Case 2: We sometimes feel afraid to take a certain action or to venture into the unknown. So we create stories like “I’m not good enough”, “It is not worth it”, “I will do it when I’m ready”, “I don’t have the support and resources”, “I’m too old/ too young”. So the benefits of these stories is that they protect us from the possible pain of failure and embarrassment.
Case 3: It could be that you took on a challenge and failed. You felt embarrassed, hurt or angry that it did not turn out the way that you had expected. So you create stories about the event, the person or even yourselves on why you had failed. Since these stories sound logical, we hold on to them for a long time. When the story gets re-told over and over again, it becomes our reality. We begin to believe in it and it keeps us from getting hurt.
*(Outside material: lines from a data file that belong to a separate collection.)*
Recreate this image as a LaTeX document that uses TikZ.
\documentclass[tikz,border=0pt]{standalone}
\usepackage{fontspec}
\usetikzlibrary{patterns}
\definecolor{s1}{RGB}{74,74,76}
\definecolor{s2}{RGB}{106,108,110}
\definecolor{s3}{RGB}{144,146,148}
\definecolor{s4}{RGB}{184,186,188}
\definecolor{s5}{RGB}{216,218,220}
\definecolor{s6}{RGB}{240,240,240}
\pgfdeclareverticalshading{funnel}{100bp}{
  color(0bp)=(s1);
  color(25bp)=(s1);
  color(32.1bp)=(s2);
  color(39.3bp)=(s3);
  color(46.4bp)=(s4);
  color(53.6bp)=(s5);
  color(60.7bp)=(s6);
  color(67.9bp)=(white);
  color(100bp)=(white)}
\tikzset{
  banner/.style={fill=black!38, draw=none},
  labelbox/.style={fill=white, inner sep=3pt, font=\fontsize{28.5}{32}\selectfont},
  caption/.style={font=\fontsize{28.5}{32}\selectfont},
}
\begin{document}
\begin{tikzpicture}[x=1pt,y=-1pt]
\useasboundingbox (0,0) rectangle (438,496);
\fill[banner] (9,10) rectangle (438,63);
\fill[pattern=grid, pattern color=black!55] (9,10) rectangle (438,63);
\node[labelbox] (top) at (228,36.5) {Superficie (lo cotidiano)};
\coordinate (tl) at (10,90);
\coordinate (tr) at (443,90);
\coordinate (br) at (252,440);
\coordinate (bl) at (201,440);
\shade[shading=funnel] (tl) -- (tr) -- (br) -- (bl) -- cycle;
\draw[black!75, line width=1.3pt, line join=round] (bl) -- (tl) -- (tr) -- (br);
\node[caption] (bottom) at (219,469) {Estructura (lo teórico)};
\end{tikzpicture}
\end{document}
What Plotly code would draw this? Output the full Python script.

Now you may protest, “I know all this is not good for my mental and emotional health; more so for my future but I can’t change my story even if I wanted to! I have tried.” The real question is, who is stopping you from changing your story? I suspect, it is not a case of “I can’t change my story” but more of “I don’t think I want to change my story.” So if it the latter, ask yourself, “What benefits am I getting by holding to it?” Attention? sympathies? love? care? safety? What are you craving for that is holding you hostage to your stories? How can you get those needs met in other ways?
Here are some questions for us to reflect on:
- What is that story that is disempowering me?
- What benefits am I getting from holding on to that story? (there must be at least one)
- How is that story impacting my life now?
- If the situation was seen from another person perspective, how might the story sound, look or feel like?
- If I change my story to something more empowering, what would my new story sound, look or feel like?
- What impact will this new story do for my life?
- Am I ready and willing to adopt the new story?
What are some ways that you have shifted your stories? What was the result of doing that?